◆ **WHAT YOU ARE ASKED TO DO**:
Show all lines holding "matplotlib".

** Begin **

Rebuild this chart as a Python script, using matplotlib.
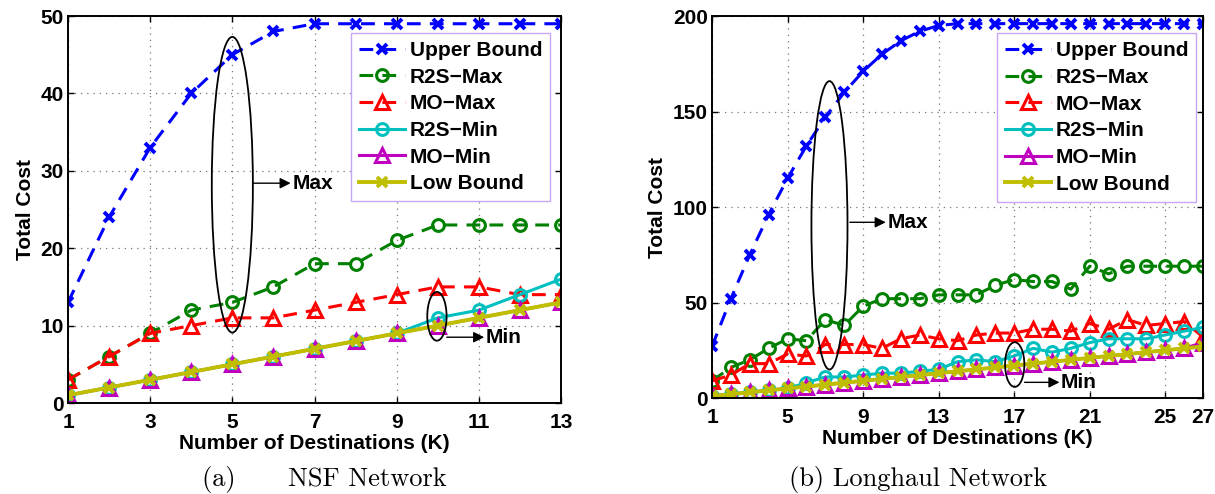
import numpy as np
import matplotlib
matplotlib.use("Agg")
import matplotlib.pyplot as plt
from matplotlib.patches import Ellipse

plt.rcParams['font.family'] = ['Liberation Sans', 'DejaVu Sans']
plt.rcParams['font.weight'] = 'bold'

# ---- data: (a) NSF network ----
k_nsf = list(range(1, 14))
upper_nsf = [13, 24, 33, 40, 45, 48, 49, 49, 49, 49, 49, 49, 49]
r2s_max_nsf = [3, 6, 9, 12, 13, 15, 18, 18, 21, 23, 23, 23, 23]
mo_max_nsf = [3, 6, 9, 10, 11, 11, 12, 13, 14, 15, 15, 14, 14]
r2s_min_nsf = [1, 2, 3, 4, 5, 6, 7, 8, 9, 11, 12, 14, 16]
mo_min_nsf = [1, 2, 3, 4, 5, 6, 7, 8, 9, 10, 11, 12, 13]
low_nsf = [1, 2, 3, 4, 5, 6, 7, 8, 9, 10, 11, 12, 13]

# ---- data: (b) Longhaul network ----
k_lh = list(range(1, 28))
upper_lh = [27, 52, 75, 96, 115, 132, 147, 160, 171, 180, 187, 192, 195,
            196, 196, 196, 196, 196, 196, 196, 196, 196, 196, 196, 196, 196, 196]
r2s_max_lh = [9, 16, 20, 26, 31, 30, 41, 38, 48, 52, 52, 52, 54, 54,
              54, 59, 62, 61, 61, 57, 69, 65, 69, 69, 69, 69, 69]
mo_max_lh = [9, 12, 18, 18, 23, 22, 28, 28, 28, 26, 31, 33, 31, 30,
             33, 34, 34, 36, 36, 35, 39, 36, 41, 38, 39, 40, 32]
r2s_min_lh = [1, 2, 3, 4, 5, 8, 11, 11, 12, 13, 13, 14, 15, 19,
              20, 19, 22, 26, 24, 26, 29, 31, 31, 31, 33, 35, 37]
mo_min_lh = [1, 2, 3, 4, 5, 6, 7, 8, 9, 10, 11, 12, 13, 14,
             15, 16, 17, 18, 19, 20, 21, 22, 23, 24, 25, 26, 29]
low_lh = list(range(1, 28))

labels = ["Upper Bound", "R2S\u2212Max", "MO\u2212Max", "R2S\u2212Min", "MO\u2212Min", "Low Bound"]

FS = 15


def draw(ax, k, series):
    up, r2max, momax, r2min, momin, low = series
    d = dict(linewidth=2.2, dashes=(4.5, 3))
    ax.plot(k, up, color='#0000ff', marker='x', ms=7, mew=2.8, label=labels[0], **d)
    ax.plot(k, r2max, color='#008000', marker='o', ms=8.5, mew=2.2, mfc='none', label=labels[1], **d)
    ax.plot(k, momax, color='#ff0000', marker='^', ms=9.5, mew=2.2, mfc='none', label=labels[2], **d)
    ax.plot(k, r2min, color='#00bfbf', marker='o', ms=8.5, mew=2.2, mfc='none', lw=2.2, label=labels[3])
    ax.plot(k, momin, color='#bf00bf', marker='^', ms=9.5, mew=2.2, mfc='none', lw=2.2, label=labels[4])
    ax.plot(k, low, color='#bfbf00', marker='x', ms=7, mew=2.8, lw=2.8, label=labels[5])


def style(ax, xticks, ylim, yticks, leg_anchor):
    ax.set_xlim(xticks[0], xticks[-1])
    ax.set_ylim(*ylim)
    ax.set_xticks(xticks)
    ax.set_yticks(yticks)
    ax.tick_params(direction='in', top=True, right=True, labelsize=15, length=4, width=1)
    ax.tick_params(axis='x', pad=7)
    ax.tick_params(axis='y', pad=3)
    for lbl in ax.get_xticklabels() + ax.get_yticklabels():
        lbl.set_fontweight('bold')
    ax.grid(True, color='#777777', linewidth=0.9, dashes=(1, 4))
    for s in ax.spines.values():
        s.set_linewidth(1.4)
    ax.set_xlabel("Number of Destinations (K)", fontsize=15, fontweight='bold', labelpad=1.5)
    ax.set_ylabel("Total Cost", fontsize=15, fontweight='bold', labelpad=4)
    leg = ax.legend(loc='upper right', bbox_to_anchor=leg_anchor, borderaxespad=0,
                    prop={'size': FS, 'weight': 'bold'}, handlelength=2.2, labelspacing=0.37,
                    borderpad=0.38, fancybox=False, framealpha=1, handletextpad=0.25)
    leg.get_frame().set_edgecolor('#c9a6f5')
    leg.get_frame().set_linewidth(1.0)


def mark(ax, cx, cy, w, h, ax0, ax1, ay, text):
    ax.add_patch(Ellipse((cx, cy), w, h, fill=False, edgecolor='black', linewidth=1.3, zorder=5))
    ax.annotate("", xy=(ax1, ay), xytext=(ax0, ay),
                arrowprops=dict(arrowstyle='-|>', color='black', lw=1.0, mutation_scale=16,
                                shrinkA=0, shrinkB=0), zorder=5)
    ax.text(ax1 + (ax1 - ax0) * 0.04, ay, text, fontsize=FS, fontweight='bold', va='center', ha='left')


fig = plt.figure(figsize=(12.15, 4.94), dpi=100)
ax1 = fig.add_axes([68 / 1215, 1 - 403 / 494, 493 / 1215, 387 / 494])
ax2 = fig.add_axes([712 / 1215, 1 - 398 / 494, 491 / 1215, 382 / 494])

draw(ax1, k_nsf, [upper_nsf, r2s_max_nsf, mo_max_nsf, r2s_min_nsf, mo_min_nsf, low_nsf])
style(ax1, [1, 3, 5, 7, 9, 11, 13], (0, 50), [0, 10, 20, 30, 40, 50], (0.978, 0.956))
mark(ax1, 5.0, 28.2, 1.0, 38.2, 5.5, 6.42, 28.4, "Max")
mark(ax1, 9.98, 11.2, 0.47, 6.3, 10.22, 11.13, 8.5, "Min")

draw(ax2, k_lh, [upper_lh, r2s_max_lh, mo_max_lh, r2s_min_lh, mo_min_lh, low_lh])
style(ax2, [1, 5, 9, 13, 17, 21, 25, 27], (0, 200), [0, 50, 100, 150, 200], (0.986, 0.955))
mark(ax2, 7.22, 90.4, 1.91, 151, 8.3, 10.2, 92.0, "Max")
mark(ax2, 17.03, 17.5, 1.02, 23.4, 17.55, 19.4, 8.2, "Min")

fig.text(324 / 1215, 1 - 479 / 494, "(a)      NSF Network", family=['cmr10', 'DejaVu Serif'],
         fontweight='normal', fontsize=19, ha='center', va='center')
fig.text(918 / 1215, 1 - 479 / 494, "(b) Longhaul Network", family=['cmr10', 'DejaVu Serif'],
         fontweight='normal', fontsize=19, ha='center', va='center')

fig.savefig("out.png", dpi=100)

** End **
** Begin **

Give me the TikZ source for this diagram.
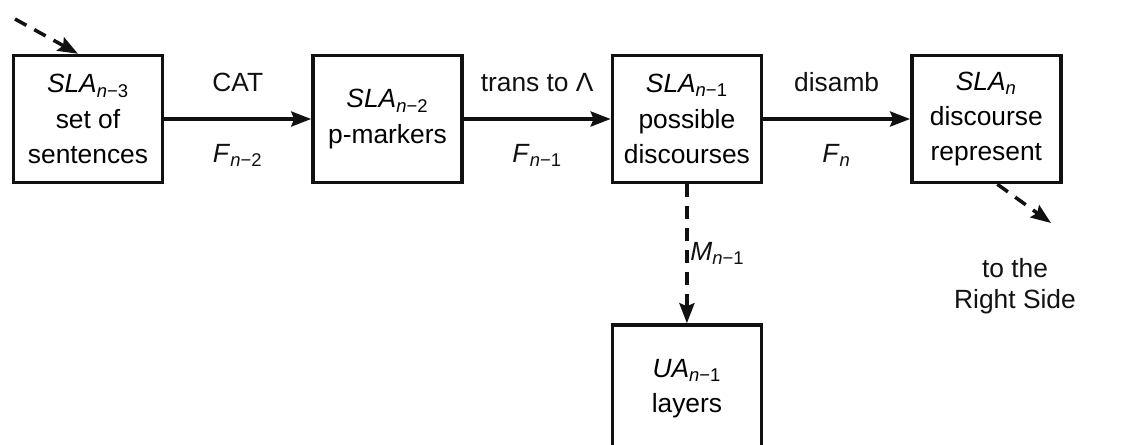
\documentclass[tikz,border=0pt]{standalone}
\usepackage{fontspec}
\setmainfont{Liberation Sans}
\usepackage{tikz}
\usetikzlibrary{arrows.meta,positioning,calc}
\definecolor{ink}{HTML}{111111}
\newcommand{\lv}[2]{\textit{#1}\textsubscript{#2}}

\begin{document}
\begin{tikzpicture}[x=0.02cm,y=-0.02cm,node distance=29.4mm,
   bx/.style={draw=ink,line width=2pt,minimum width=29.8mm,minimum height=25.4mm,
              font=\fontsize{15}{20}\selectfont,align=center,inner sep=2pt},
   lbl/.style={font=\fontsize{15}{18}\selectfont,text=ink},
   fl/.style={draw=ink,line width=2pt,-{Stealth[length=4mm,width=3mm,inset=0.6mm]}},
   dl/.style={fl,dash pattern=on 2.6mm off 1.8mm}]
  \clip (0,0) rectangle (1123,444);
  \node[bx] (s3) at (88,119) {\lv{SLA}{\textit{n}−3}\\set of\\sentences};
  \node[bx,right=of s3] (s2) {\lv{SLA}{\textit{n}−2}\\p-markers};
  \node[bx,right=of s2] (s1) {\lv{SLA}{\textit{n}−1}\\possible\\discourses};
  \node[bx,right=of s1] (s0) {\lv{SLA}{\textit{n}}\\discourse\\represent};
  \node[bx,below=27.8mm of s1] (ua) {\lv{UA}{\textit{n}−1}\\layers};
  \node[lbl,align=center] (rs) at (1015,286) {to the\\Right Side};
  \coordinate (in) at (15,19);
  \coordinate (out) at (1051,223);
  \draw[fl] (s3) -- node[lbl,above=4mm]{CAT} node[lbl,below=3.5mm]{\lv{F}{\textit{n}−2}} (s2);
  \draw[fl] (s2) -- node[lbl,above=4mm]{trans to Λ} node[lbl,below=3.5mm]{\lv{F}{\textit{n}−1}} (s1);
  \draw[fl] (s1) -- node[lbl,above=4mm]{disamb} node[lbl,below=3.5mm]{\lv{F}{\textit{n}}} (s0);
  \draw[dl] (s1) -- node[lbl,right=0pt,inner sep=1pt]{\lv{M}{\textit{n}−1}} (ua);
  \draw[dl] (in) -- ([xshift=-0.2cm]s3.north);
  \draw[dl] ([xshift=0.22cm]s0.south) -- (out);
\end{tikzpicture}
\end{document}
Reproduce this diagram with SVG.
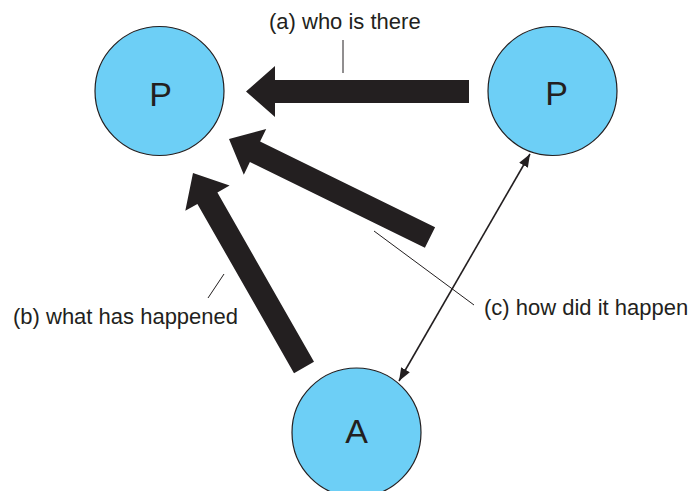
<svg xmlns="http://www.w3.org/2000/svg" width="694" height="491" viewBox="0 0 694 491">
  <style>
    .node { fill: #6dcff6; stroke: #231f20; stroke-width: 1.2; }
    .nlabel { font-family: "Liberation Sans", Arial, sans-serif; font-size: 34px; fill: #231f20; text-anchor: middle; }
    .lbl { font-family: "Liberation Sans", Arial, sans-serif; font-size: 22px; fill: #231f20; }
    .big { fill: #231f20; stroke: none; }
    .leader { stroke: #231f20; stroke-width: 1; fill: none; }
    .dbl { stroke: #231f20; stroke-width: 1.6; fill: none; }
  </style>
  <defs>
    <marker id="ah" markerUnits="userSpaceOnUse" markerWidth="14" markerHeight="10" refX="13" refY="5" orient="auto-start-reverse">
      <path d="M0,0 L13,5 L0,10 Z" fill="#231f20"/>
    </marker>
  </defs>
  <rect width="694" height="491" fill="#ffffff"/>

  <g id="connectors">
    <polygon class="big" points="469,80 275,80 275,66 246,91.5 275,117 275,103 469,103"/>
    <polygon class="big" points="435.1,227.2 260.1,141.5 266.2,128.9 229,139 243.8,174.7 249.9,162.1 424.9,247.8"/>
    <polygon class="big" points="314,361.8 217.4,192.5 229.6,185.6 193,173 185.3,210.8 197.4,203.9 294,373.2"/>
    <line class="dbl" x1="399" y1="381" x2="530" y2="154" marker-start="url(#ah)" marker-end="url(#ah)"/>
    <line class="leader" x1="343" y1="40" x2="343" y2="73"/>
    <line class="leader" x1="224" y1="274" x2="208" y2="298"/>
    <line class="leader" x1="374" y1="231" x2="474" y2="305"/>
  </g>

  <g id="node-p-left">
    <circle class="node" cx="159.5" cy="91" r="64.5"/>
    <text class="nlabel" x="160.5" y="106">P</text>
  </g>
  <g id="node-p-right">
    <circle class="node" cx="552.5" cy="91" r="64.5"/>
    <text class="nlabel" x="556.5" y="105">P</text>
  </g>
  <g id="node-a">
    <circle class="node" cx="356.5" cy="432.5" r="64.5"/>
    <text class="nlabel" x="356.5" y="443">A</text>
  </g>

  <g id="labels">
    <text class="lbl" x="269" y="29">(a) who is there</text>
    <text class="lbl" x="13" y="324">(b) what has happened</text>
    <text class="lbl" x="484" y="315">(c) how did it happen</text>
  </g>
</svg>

** End **
** Begin **

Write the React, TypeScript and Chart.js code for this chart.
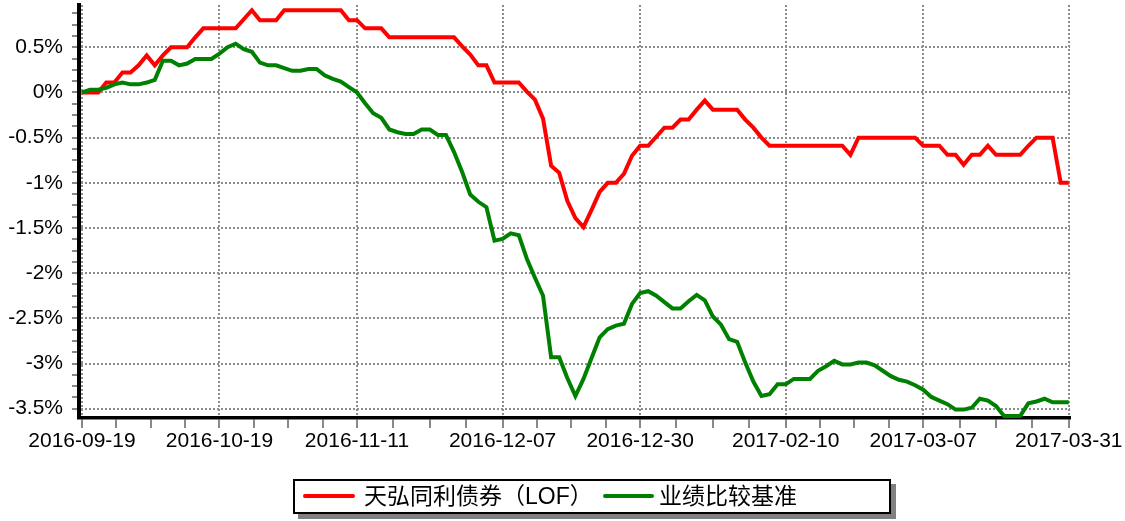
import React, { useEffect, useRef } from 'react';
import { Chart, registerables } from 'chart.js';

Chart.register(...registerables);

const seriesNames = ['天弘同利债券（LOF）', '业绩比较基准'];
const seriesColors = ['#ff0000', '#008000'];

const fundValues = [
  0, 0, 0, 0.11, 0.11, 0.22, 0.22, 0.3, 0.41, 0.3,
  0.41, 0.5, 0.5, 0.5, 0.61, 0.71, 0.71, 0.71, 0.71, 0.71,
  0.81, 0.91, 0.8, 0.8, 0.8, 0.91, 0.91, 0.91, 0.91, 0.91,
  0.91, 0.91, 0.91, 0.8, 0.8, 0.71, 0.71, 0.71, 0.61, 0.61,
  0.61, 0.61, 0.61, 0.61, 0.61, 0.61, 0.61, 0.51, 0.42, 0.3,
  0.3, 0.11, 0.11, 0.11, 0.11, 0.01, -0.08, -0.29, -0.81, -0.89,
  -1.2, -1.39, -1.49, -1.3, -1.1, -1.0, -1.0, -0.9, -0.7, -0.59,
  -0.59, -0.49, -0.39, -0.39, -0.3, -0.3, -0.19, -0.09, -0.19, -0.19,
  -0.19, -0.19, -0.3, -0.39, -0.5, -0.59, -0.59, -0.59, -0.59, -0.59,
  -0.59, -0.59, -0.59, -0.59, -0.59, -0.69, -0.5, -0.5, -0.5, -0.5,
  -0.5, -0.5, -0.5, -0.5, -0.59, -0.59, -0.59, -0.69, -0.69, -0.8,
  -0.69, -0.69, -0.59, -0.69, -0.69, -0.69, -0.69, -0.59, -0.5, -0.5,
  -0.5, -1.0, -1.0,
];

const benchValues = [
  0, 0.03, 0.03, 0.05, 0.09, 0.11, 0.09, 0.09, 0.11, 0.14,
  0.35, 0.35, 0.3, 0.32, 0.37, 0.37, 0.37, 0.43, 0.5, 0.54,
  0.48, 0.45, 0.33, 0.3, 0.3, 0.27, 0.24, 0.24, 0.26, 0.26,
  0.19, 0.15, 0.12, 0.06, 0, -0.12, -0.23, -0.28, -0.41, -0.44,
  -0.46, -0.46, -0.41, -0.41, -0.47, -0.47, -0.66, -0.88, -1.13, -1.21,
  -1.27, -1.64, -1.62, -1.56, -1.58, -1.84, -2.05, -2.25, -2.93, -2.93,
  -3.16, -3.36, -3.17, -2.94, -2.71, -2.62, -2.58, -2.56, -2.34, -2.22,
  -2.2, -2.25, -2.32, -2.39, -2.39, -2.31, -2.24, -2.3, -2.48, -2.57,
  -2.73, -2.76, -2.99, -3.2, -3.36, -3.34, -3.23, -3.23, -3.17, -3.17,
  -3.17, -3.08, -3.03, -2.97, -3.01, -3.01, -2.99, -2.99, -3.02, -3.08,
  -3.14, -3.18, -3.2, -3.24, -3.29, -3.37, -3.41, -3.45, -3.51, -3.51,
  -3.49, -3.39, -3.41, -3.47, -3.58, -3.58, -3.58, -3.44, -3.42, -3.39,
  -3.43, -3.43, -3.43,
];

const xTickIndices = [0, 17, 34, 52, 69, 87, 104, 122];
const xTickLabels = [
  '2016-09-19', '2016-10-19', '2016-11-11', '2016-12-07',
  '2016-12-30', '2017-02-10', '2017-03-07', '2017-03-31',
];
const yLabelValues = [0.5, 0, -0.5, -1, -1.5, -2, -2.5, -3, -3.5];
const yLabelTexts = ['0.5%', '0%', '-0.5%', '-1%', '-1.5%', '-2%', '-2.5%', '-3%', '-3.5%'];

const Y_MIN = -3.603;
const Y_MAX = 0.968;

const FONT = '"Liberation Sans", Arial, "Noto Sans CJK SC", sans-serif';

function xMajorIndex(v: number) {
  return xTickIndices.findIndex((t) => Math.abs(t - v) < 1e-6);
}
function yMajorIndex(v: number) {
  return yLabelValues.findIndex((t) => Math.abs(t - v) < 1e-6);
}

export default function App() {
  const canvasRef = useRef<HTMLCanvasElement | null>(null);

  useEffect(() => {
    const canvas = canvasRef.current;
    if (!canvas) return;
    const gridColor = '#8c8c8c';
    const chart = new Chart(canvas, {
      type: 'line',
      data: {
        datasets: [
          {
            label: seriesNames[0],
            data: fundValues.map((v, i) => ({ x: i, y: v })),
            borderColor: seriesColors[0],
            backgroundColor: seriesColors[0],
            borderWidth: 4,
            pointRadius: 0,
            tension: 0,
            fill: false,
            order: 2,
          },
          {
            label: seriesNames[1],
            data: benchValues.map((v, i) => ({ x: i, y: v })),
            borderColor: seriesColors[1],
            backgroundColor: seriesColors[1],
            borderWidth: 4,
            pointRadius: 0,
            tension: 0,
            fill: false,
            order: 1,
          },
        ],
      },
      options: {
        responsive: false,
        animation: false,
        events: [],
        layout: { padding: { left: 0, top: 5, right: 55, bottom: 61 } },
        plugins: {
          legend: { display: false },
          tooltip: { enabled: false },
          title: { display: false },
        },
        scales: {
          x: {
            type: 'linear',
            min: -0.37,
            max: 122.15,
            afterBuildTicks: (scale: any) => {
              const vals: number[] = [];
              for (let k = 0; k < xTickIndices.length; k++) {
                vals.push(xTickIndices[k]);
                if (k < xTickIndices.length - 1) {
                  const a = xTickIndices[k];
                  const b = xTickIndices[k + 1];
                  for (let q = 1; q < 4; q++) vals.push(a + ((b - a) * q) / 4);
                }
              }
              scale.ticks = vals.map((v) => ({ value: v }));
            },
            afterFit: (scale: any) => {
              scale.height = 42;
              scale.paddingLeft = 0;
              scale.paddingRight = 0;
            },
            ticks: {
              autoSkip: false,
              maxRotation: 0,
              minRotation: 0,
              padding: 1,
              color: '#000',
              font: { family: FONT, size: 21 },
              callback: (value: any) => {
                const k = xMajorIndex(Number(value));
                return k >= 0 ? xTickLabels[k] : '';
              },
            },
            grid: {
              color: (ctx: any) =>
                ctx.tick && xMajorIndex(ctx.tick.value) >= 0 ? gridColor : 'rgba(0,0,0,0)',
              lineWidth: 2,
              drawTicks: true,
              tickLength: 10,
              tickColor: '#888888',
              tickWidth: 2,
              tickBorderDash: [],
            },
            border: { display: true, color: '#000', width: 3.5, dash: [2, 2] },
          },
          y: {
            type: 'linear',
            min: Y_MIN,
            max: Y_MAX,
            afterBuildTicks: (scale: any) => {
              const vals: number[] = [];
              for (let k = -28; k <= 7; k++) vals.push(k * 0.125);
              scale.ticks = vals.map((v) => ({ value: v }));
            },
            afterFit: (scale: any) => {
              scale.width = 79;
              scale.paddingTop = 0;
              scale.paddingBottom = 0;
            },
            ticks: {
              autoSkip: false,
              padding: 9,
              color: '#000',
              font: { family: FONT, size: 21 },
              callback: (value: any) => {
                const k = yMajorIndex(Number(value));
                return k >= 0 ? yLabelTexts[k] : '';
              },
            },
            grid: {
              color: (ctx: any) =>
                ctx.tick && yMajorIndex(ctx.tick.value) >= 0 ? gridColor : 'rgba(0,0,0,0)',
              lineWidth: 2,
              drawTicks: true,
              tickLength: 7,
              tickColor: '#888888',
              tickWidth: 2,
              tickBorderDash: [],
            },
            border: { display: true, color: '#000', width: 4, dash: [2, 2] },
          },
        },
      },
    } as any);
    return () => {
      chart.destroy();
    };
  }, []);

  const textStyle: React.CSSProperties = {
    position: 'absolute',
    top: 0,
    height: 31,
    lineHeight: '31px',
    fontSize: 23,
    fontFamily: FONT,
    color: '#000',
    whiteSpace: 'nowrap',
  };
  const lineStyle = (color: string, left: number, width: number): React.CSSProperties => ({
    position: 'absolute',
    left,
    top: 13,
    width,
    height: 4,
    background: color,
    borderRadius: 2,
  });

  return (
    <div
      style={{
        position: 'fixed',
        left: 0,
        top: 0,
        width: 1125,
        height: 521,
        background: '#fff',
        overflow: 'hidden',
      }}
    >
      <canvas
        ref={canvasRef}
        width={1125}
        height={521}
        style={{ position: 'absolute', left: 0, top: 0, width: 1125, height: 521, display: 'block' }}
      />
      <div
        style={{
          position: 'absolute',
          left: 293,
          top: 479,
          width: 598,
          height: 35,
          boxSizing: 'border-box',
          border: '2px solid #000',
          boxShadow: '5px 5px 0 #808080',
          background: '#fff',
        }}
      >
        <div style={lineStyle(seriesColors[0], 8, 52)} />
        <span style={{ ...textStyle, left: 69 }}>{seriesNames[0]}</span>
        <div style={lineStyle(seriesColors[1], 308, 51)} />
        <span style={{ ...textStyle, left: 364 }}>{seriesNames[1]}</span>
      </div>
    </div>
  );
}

** End **

◆ **REPLY**:
Rebuild this chart as a Python script, using matplotlib.
import matplotlib
matplotlib.use("Agg")
import matplotlib.pyplot as plt
from matplotlib.patches import Ellipse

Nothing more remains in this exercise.